Retype all material exactly. Pictures stay out of the copy.
☆ ☆ ☆ ☆ ☆
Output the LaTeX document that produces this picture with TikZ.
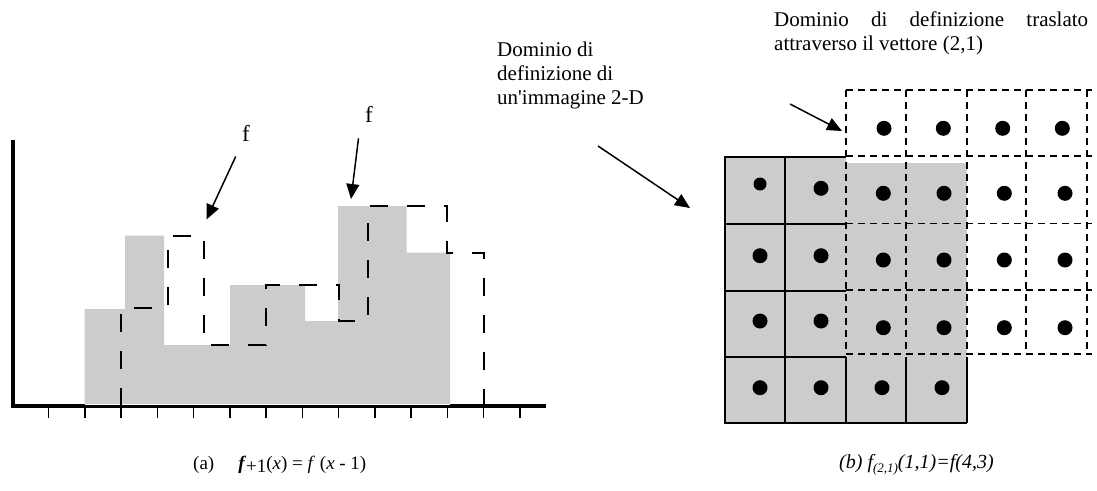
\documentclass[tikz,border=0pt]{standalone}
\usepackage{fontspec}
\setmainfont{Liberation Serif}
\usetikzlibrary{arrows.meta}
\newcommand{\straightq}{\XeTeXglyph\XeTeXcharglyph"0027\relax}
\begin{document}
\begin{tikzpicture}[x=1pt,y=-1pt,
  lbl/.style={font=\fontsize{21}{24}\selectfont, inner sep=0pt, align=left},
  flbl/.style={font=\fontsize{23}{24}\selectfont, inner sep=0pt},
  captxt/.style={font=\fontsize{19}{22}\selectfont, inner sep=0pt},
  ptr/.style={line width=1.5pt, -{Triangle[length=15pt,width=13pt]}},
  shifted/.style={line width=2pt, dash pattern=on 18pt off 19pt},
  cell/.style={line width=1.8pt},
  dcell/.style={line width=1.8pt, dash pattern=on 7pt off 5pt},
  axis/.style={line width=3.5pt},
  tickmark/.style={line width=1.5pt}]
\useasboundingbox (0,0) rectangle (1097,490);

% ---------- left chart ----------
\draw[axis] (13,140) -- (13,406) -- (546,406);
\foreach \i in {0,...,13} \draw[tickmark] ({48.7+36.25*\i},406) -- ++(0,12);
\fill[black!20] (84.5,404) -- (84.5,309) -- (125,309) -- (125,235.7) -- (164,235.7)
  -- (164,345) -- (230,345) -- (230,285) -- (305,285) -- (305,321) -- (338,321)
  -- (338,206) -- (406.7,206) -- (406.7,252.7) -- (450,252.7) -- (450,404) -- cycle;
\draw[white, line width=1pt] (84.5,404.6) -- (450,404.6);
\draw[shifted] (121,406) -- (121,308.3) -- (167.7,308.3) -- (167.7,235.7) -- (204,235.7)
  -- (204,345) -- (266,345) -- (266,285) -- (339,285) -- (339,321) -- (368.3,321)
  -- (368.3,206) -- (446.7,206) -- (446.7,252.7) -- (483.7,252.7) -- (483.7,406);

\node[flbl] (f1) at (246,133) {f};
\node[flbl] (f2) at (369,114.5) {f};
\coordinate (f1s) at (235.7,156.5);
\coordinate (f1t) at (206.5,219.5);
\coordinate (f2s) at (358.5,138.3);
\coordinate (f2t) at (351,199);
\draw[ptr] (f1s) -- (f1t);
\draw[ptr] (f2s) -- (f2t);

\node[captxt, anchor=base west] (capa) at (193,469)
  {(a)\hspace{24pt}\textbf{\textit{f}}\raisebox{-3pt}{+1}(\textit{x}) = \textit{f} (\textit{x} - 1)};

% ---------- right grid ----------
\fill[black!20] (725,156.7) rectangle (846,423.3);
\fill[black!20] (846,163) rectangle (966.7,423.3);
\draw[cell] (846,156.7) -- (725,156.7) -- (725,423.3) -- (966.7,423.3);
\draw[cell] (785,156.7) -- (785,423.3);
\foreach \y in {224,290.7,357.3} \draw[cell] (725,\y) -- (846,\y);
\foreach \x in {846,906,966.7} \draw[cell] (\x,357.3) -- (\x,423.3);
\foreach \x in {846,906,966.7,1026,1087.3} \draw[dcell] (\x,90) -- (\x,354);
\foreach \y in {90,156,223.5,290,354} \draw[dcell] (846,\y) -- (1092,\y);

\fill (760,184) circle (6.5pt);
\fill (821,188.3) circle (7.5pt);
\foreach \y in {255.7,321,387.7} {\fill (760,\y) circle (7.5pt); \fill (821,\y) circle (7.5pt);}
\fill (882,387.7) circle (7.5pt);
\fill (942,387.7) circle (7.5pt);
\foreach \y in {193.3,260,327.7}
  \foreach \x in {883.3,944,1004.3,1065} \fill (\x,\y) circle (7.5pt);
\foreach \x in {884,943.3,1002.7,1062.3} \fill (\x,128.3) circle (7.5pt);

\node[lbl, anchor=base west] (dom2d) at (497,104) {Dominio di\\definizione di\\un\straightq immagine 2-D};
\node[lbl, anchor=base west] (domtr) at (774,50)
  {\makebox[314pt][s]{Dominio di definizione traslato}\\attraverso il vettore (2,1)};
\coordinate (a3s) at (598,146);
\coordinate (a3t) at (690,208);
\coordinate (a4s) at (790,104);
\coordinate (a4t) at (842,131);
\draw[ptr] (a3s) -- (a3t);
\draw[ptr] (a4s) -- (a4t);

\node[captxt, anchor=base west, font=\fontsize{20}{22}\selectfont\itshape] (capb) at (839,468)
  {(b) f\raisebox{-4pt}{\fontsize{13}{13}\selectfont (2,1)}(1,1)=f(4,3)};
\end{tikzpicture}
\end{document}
☆ ☆ ☆ ☆ ☆
### WRITTEN RESPONSE
Output the LaTeX document that produces this picture with TikZ.
\documentclass[tikz,border=0pt]{standalone}
\usepackage{fontspec}
\setmainfont{Liberation Serif}
\usetikzlibrary{arrows.meta}
\newcommand{\straightq}{\XeTeXglyph\XeTeXcharglyph"0027\relax}
\begin{document}
\begin{tikzpicture}[x=1pt,y=-1pt,
  lbl/.style={font=\fontsize{21}{24}\selectfont, inner sep=0pt, align=left},
  flbl/.style={font=\fontsize{23}{24}\selectfont, inner sep=0pt},
  captxt/.style={font=\fontsize{19}{22}\selectfont, inner sep=0pt},
  ptr/.style={line width=1.5pt, -{Triangle[length=15pt,width=13pt]}},
  shifted/.style={line width=2pt, dash pattern=on 18pt off 19pt},
  cell/.style={line width=1.8pt},
  dcell/.style={line width=1.8pt, dash pattern=on 7pt off 5pt},
  axis/.style={line width=3.5pt},
  tickmark/.style={line width=1.5pt}]
\useasboundingbox (0,0) rectangle (1097,490);

% ---------- left chart ----------
\draw[axis] (13,140) -- (13,406) -- (546,406);
\foreach \i in {0,...,13} \draw[tickmark] ({48.7+36.25*\i},406) -- ++(0,12);
\fill[black!20] (84.5,404) -- (84.5,309) -- (125,309) -- (125,235.7) -- (164,235.7)
  -- (164,345) -- (230,345) -- (230,285) -- (305,285) -- (305,321) -- (338,321)
  -- (338,206) -- (406.7,206) -- (406.7,252.7) -- (450,252.7) -- (450,404) -- cycle;
\draw[white, line width=1pt] (84.5,404.6) -- (450,404.6);
\draw[shifted] (121,406) -- (121,308.3) -- (167.7,308.3) -- (167.7,235.7) -- (204,235.7)
  -- (204,345) -- (266,345) -- (266,285) -- (339,285) -- (339,321) -- (368.3,321)
  -- (368.3,206) -- (446.7,206) -- (446.7,252.7) -- (483.7,252.7) -- (483.7,406);

\node[flbl] (f1) at (246,133) {f};
\node[flbl] (f2) at (369,114.5) {f};
\coordinate (f1s) at (235.7,156.5);
\coordinate (f1t) at (206.5,219.5);
\coordinate (f2s) at (358.5,138.3);
\coordinate (f2t) at (351,199);
\draw[ptr] (f1s) -- (f1t);
\draw[ptr] (f2s) -- (f2t);

\node[captxt, anchor=base west] (capa) at (193,469)
  {(a)\hspace{24pt}\textbf{\textit{f}}\raisebox{-3pt}{+1}(\textit{x}) = \textit{f} (\textit{x} - 1)};

% ---------- right grid ----------
\fill[black!20] (725,156.7) rectangle (846,423.3);
\fill[black!20] (846,163) rectangle (966.7,423.3);
\draw[cell] (846,156.7) -- (725,156.7) -- (725,423.3) -- (966.7,423.3);
\draw[cell] (785,156.7) -- (785,423.3);
\foreach \y in {224,290.7,357.3} \draw[cell] (725,\y) -- (846,\y);
\foreach \x in {846,906,966.7} \draw[cell] (\x,357.3) -- (\x,423.3);
\foreach \x in {846,906,966.7,1026,1087.3} \draw[dcell] (\x,90) -- (\x,354);
\foreach \y in {90,156,223.5,290,354} \draw[dcell] (846,\y) -- (1092,\y);

\fill (760,184) circle (6.5pt);
\fill (821,188.3) circle (7.5pt);
\foreach \y in {255.7,321,387.7} {\fill (760,\y) circle (7.5pt); \fill (821,\y) circle (7.5pt);}
\fill (882,387.7) circle (7.5pt);
\fill (942,387.7) circle (7.5pt);
\foreach \y in {193.3,260,327.7}
  \foreach \x in {883.3,944,1004.3,1065} \fill (\x,\y) circle (7.5pt);
\foreach \x in {884,943.3,1002.7,1062.3} \fill (\x,128.3) circle (7.5pt);

\node[lbl, anchor=base west] (dom2d) at (497,104) {Dominio di\\definizione di\\un\straightq immagine 2-D};
\node[lbl, anchor=base west] (domtr) at (774,50)
  {\makebox[314pt][s]{Dominio di definizione traslato}\\attraverso il vettore (2,1)};
\coordinate (a3s) at (598,146);
\coordinate (a3t) at (690,208);
\coordinate (a4s) at (790,104);
\coordinate (a4t) at (842,131);
\draw[ptr] (a3s) -- (a3t);
\draw[ptr] (a4s) -- (a4t);

\node[captxt, anchor=base west, font=\fontsize{20}{22}\selectfont\itshape] (capb) at (839,468)
  {(b) f\raisebox{-4pt}{\fontsize{13}{13}\selectfont (2,1)}(1,1)=f(4,3)};
\end{tikzpicture}
\end{document}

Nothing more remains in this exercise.